→ **Given request**
Restate, word for word, every line of the data.

(begin)

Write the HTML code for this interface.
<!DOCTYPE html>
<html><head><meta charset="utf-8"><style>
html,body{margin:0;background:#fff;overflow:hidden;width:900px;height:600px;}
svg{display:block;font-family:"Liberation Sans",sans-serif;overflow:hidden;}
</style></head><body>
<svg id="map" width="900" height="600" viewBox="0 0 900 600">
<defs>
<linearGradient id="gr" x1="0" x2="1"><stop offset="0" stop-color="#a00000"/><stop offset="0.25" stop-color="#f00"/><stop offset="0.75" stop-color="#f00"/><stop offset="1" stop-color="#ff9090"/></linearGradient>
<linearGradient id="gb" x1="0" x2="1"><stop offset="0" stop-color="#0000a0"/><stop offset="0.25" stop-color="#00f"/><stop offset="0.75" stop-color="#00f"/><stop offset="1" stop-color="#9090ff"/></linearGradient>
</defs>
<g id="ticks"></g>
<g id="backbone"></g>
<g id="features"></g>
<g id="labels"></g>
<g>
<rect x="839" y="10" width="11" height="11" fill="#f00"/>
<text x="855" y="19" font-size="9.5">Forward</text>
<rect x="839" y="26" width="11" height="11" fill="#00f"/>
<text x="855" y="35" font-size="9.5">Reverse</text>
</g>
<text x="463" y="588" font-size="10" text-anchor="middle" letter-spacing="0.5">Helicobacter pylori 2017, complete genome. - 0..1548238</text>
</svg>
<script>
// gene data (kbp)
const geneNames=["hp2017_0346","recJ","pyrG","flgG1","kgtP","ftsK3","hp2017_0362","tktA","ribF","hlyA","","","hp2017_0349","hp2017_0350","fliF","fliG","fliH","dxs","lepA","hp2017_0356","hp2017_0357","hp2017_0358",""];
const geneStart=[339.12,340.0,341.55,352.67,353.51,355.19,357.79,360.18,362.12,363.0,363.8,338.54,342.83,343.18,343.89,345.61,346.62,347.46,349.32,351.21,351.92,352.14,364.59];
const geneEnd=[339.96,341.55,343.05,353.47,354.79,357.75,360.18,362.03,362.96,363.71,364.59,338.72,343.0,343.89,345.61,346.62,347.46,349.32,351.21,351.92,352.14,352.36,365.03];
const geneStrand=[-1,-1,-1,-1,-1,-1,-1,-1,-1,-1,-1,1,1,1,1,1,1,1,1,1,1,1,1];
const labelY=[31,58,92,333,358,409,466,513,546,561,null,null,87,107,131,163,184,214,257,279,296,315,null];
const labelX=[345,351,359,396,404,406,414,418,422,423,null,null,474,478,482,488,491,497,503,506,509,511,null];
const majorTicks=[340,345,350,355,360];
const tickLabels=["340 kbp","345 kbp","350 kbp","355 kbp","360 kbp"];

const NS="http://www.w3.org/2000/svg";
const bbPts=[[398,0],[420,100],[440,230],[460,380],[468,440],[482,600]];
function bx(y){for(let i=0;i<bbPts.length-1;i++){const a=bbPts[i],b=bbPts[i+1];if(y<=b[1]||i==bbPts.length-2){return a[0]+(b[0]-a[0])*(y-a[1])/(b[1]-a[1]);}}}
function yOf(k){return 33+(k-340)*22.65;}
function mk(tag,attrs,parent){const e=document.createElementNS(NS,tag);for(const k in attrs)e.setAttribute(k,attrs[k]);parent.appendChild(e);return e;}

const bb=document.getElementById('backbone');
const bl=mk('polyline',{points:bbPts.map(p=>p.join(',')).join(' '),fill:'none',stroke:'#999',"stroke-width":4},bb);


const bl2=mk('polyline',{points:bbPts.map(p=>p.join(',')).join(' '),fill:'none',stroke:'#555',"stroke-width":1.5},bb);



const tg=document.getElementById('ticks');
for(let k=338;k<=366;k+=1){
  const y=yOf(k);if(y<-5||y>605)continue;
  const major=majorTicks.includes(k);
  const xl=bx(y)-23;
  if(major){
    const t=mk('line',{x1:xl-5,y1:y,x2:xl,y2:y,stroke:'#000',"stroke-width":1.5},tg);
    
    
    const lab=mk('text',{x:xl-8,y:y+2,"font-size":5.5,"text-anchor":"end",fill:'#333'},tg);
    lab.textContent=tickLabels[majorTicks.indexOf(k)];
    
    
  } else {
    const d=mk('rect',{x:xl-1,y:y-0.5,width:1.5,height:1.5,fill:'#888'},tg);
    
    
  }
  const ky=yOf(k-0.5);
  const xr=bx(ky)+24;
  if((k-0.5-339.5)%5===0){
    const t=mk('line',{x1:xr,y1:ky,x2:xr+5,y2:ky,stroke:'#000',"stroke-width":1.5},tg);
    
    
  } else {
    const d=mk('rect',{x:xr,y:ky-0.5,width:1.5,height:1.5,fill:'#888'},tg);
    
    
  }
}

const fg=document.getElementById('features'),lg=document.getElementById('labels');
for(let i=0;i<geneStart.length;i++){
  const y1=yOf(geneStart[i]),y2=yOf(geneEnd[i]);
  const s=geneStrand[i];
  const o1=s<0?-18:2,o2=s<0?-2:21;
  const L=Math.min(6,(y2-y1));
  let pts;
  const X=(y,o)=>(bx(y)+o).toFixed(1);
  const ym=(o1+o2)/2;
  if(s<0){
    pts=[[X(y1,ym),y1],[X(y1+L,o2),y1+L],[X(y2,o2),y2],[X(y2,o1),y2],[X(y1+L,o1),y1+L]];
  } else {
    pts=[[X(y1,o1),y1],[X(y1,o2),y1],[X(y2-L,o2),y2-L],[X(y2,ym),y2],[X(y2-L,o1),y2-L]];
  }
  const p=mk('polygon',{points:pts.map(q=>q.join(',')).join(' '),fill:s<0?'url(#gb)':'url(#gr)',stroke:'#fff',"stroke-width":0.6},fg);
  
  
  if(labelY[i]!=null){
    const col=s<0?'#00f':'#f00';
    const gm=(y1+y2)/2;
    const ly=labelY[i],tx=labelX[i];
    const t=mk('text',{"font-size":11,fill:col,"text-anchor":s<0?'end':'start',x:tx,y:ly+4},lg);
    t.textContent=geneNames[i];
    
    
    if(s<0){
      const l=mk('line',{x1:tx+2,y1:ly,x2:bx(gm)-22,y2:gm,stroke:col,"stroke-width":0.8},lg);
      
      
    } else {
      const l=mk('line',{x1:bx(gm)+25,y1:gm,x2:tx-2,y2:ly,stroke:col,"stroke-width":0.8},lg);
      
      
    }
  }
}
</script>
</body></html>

(end)

→ **Task answer**
Write the HTML code for this interface.
<!DOCTYPE html>
<html><head><meta charset="utf-8"><style>
html,body{margin:0;background:#fff;overflow:hidden;width:900px;height:600px;}
svg{display:block;font-family:"Liberation Sans",sans-serif;overflow:hidden;}
</style></head><body>
<svg id="map" width="900" height="600" viewBox="0 0 900 600">
<defs>
<linearGradient id="gr" x1="0" x2="1"><stop offset="0" stop-color="#a00000"/><stop offset="0.25" stop-color="#f00"/><stop offset="0.75" stop-color="#f00"/><stop offset="1" stop-color="#ff9090"/></linearGradient>
<linearGradient id="gb" x1="0" x2="1"><stop offset="0" stop-color="#0000a0"/><stop offset="0.25" stop-color="#00f"/><stop offset="0.75" stop-color="#00f"/><stop offset="1" stop-color="#9090ff"/></linearGradient>
</defs>
<g id="ticks"></g>
<g id="backbone"></g>
<g id="features"></g>
<g id="labels"></g>
<g>
<rect x="839" y="10" width="11" height="11" fill="#f00"/>
<text x="855" y="19" font-size="9.5">Forward</text>
<rect x="839" y="26" width="11" height="11" fill="#00f"/>
<text x="855" y="35" font-size="9.5">Reverse</text>
</g>
<text x="463" y="588" font-size="10" text-anchor="middle" letter-spacing="0.5">Helicobacter pylori 2017, complete genome. - 0..1548238</text>
</svg>
<script>
// gene data (kbp)
const geneNames=["hp2017_0346","recJ","pyrG","flgG1","kgtP","ftsK3","hp2017_0362","tktA","ribF","hlyA","","","hp2017_0349","hp2017_0350","fliF","fliG","fliH","dxs","lepA","hp2017_0356","hp2017_0357","hp2017_0358",""];
const geneStart=[339.12,340.0,341.55,352.67,353.51,355.19,357.79,360.18,362.12,363.0,363.8,338.54,342.83,343.18,343.89,345.61,346.62,347.46,349.32,351.21,351.92,352.14,364.59];
const geneEnd=[339.96,341.55,343.05,353.47,354.79,357.75,360.18,362.03,362.96,363.71,364.59,338.72,343.0,343.89,345.61,346.62,347.46,349.32,351.21,351.92,352.14,352.36,365.03];
const geneStrand=[-1,-1,-1,-1,-1,-1,-1,-1,-1,-1,-1,1,1,1,1,1,1,1,1,1,1,1,1];
const labelY=[31,58,92,333,358,409,466,513,546,561,null,null,87,107,131,163,184,214,257,279,296,315,null];
const labelX=[345,351,359,396,404,406,414,418,422,423,null,null,474,478,482,488,491,497,503,506,509,511,null];
const majorTicks=[340,345,350,355,360];
const tickLabels=["340 kbp","345 kbp","350 kbp","355 kbp","360 kbp"];

const NS="http://www.w3.org/2000/svg";
const bbPts=[[398,0],[420,100],[440,230],[460,380],[468,440],[482,600]];
function bx(y){for(let i=0;i<bbPts.length-1;i++){const a=bbPts[i],b=bbPts[i+1];if(y<=b[1]||i==bbPts.length-2){return a[0]+(b[0]-a[0])*(y-a[1])/(b[1]-a[1]);}}}
function yOf(k){return 33+(k-340)*22.65;}
function mk(tag,attrs,parent){const e=document.createElementNS(NS,tag);for(const k in attrs)e.setAttribute(k,attrs[k]);parent.appendChild(e);return e;}

const bb=document.getElementById('backbone');
const bl=mk('polyline',{points:bbPts.map(p=>p.join(',')).join(' '),fill:'none',stroke:'#999',"stroke-width":4},bb);


const bl2=mk('polyline',{points:bbPts.map(p=>p.join(',')).join(' '),fill:'none',stroke:'#555',"stroke-width":1.5},bb);



const tg=document.getElementById('ticks');
for(let k=338;k<=366;k+=1){
  const y=yOf(k);if(y<-5||y>605)continue;
  const major=majorTicks.includes(k);
  const xl=bx(y)-23;
  if(major){
    const t=mk('line',{x1:xl-5,y1:y,x2:xl,y2:y,stroke:'#000',"stroke-width":1.5},tg);
    
    
    const lab=mk('text',{x:xl-8,y:y+2,"font-size":5.5,"text-anchor":"end",fill:'#333'},tg);
    lab.textContent=tickLabels[majorTicks.indexOf(k)];
    
    
  } else {
    const d=mk('rect',{x:xl-1,y:y-0.5,width:1.5,height:1.5,fill:'#888'},tg);
    
    
  }
  const ky=yOf(k-0.5);
  const xr=bx(ky)+24;
  if((k-0.5-339.5)%5===0){
    const t=mk('line',{x1:xr,y1:ky,x2:xr+5,y2:ky,stroke:'#000',"stroke-width":1.5},tg);
    
    
  } else {
    const d=mk('rect',{x:xr,y:ky-0.5,width:1.5,height:1.5,fill:'#888'},tg);
    
    
  }
}

const fg=document.getElementById('features'),lg=document.getElementById('labels');
for(let i=0;i<geneStart.length;i++){
  const y1=yOf(geneStart[i]),y2=yOf(geneEnd[i]);
  const s=geneStrand[i];
  const o1=s<0?-18:2,o2=s<0?-2:21;
  const L=Math.min(6,(y2-y1));
  let pts;
  const X=(y,o)=>(bx(y)+o).toFixed(1);
  const ym=(o1+o2)/2;
  if(s<0){
    pts=[[X(y1,ym),y1],[X(y1+L,o2),y1+L],[X(y2,o2),y2],[X(y2,o1),y2],[X(y1+L,o1),y1+L]];
  } else {
    pts=[[X(y1,o1),y1],[X(y1,o2),y1],[X(y2-L,o2),y2-L],[X(y2,ym),y2],[X(y2-L,o1),y2-L]];
  }
  const p=mk('polygon',{points:pts.map(q=>q.join(',')).join(' '),fill:s<0?'url(#gb)':'url(#gr)',stroke:'#fff',"stroke-width":0.6},fg);
  
  
  if(labelY[i]!=null){
    const col=s<0?'#00f':'#f00';
    const gm=(y1+y2)/2;
    const ly=labelY[i],tx=labelX[i];
    const t=mk('text',{"font-size":11,fill:col,"text-anchor":s<0?'end':'start',x:tx,y:ly+4},lg);
    t.textContent=geneNames[i];
    
    
    if(s<0){
      const l=mk('line',{x1:tx+2,y1:ly,x2:bx(gm)-22,y2:gm,stroke:col,"stroke-width":0.8},lg);
      
      
    } else {
      const l=mk('line',{x1:bx(gm)+25,y1:gm,x2:tx-2,y2:ly,stroke:col,"stroke-width":0.8},lg);
      
      
    }
  }
}
</script>
</body></html>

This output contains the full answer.